*Work to be completed*: Retype only what runs from the beginning of the data through the line with "const headerSub = ['avec"; please omit the pictures and keep every line exact.

*Collected data*:
---------------

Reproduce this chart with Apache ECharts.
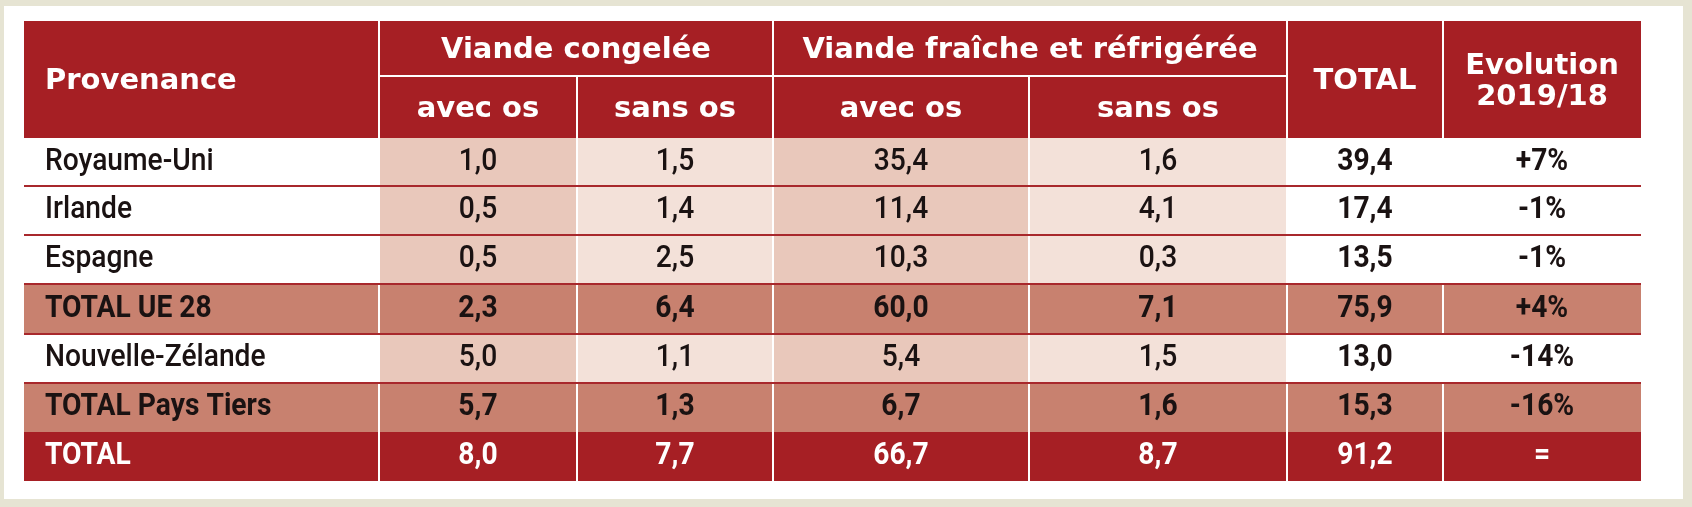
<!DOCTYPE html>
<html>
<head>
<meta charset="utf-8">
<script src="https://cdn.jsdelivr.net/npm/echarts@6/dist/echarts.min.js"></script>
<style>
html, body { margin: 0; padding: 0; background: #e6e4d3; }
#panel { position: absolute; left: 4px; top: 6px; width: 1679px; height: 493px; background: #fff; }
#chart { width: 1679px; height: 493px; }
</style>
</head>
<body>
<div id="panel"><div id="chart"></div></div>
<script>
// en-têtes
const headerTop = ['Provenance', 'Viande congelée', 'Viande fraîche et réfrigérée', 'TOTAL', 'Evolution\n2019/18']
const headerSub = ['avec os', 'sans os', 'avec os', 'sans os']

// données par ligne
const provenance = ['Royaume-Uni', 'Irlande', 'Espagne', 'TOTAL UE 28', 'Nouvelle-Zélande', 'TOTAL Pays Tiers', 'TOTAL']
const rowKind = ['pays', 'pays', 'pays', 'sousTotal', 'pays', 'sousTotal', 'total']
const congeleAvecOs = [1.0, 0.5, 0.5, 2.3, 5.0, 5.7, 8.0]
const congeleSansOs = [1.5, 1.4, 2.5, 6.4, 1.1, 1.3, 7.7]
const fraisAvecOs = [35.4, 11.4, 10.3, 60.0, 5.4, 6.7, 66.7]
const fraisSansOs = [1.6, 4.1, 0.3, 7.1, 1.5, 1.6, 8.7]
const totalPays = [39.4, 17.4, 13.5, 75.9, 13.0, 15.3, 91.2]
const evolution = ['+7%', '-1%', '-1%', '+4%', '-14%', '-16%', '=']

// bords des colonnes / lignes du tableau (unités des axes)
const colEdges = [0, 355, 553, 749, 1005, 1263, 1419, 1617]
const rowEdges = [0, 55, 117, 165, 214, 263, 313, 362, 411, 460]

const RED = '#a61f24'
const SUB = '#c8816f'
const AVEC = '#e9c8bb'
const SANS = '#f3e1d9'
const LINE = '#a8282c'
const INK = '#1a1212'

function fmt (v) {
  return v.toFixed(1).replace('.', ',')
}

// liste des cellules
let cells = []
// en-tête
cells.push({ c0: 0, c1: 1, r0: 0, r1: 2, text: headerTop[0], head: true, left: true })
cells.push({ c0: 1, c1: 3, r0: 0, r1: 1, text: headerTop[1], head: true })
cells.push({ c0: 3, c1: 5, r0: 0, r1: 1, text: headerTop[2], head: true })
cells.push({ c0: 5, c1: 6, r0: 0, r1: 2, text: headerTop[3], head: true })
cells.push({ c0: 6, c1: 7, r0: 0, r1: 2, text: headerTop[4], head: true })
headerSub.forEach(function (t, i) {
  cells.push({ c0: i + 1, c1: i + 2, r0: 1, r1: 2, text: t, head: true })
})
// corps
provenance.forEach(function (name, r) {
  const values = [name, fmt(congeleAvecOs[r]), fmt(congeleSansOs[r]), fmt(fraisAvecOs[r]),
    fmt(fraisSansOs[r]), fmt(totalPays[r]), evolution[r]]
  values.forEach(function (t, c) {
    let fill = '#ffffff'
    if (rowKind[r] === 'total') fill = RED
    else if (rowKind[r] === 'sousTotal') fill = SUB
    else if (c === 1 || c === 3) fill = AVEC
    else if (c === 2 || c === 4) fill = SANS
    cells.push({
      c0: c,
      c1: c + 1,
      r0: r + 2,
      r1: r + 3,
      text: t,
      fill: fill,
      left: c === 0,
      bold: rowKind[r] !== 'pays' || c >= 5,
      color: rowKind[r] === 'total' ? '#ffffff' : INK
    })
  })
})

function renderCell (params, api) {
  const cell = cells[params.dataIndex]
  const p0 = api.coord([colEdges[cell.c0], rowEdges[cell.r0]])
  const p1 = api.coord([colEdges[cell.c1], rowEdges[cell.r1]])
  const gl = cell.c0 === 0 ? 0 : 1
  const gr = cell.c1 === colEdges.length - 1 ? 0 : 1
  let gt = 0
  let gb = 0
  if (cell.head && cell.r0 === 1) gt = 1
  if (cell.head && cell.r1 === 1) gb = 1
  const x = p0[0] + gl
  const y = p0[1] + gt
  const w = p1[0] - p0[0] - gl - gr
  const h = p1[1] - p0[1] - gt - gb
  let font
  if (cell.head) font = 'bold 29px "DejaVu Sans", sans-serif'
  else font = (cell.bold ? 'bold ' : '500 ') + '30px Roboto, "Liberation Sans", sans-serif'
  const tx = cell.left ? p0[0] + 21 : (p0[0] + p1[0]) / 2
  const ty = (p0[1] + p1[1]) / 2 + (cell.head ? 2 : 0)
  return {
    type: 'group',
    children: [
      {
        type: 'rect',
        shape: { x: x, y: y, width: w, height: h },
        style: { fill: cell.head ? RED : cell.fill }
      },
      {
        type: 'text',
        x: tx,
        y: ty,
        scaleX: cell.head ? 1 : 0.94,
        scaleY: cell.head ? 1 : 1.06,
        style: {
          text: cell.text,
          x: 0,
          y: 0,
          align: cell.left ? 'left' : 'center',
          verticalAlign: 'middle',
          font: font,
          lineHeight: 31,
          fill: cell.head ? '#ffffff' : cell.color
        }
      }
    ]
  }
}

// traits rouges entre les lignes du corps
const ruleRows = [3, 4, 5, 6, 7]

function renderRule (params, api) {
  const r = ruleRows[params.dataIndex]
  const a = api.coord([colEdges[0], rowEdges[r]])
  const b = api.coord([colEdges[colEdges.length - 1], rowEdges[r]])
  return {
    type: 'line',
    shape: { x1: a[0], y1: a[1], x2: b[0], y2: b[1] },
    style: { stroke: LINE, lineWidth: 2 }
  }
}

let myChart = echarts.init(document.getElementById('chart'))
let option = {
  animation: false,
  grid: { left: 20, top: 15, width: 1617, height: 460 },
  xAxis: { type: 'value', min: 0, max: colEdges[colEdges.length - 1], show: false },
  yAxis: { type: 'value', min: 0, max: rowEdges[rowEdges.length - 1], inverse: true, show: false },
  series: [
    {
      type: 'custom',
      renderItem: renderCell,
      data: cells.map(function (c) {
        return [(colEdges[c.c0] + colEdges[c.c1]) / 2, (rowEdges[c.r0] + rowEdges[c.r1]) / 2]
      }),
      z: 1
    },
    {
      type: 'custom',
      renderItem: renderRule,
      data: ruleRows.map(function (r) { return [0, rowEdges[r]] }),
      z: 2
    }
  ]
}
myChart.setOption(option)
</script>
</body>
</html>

---------------

*Answer to this task*:
Reproduce this chart with Apache ECharts.
<!DOCTYPE html>
<html>
<head>
<meta charset="utf-8">
<script src="https://cdn.jsdelivr.net/npm/echarts@6/dist/echarts.min.js"></script>
<style>
html, body { margin: 0; padding: 0; background: #e6e4d3; }
#panel { position: absolute; left: 4px; top: 6px; width: 1679px; height: 493px; background: #fff; }
#chart { width: 1679px; height: 493px; }
</style>
</head>
<body>
<div id="panel"><div id="chart"></div></div>
<script>
// en-têtes
const headerTop = ['Provenance', 'Viande congelée', 'Viande fraîche et réfrigérée', 'TOTAL', 'Evolution\n2019/18']
const headerSub = ['avec os', 'sans os', 'avec os', 'sans os']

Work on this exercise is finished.